Bashing his competition in the race, MK Zevulun Orlev, who served as social welfare minister until shortly before the Gaza Strip withdrawal, Bennett said he would not have stayed for a minute in a government that gave land to Israel’s enemies.

Orlev blasted Bennett for lacking political experience and for his plan to open up the party to secular Israelis. He said there was no time to have another party leader that needs lessons in how the Knesset works.

“We are a religious party before a nationalist party,” Orlev said. “All our representatives need to have deep roots so our views will be grounded in our religion and our land. Politics is not a reality show. You need experience.


I told Bennett: ‘Run for Knesset. There is plenty of time for you to head the party later on.’” The conference was initially intended to be a debate between the candidates, but because Orlev vowed to boycott such an event, the candidates spoke separately.

“I am looking for debates with other parties,” Orlev said.

“The day after the election, we have to be in the same party. I strongly believe that parties must handle elections with respect, and we are.”

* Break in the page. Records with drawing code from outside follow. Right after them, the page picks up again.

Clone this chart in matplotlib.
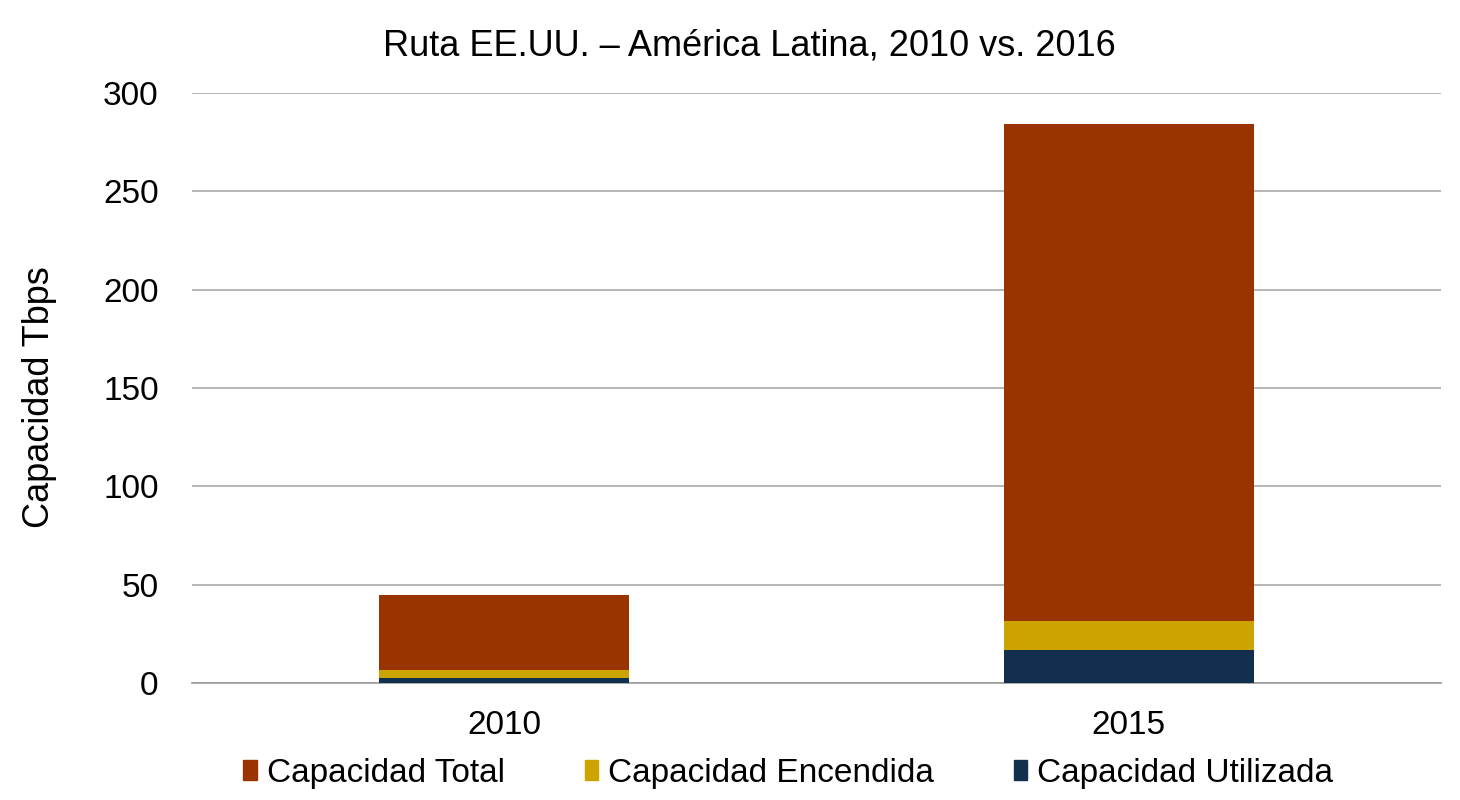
import matplotlib.pyplot as plt
from matplotlib.patches import Patch

years = ['2010', '2015']
total = [44.7, 284]
encendida = [6.6, 31.5]
utilizada = [2.7, 17.1]

c_total = '#993300'
c_enc = '#CCA300'
c_uti = '#12304E'

plt.rcParams['font.family'] = ['Liberation Sans', 'DejaVu Sans']

fig = plt.figure(figsize=(14.6, 8), dpi=100)
ax = fig.add_axes([0.1315, 0.146, 0.8555, 0.738])

x = range(len(years))
ax.bar(x, total, width=0.4, color=c_total, zorder=3)
ax.bar(x, encendida, width=0.4, color=c_enc, zorder=4)
ax.bar(x, utilizada, width=0.4, color=c_uti, zorder=5)

ax.set_xlim(-0.5, 1.5)
ax.set_ylim(0, 300)
ax.set_yticks([0, 50, 100, 150, 200, 250, 300])
ax.set_xticks(list(x))
ax.set_xticklabels(years)
ax.tick_params(axis='both', length=0, labelsize=24)
ax.tick_params(axis='x', pad=19)
ax.tick_params(axis='y', pad=24)
ax.grid(axis='y', color='#aaaaaa', linewidth=1.2, zorder=0)
for s in ['top', 'right', 'left']:
    ax.spines[s].set_visible(False)
ax.spines['bottom'].set_color('#999999')
ax.spines['bottom'].set_linewidth(1.2)

ax.set_ylabel('Capacidad Tbps', fontsize=26)
ax.yaxis.set_label_coords(-0.108, 0.485)
ax.set_title('Ruta EE.UU. – América Latina, 2010 vs. 2016', fontsize=26, pad=27, x=0.446)

handles = [Patch(color=c_total), Patch(color=c_enc), Patch(color=c_uti)]
labels = ['Capacidad Total', 'Capacidad Encendida', 'Capacidad Utilizada']
fig.legend(handles, labels, loc='center', bbox_to_anchor=(0.54, 0.033), ncol=3,
           frameon=False, fontsize=24, handlelength=0.4, handleheight=0.55,
           handletextpad=0.3, columnspacing=2.4)

fig.savefig('out.png', dpi=100)
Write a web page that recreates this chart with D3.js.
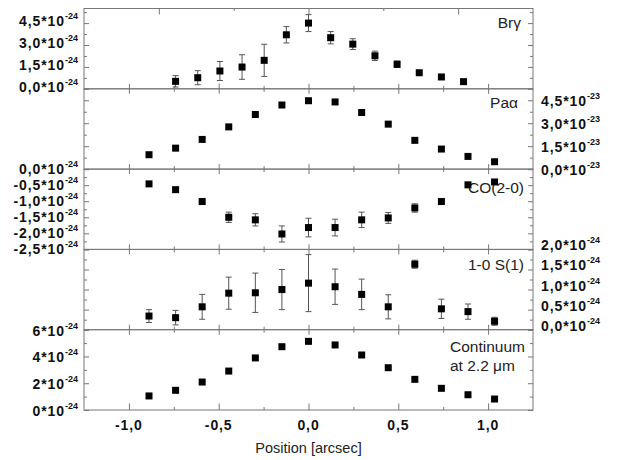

The candidates each claimed to be winning Habayit Hayehudi’s membership drive, which is expected to decide the November 6 election. Bennett said a new supporter was joining the party on his website every three minutes, and he later proved it by displaying the new members and their contact information as they were coming in.

Orlev said that his supporters were joining at a rate of one every 10 seconds. Both Orlev and the incumbent Habayit Hayehudi chairman, Science and Technology Minister Daniel Herschkowitz, vowed that his membership drive would surprise the press and the public.

“In politics there is just as much psychological warfare as in the army,” Herschkowitz said. “I have my doubts that any candidate will register as many members as me.”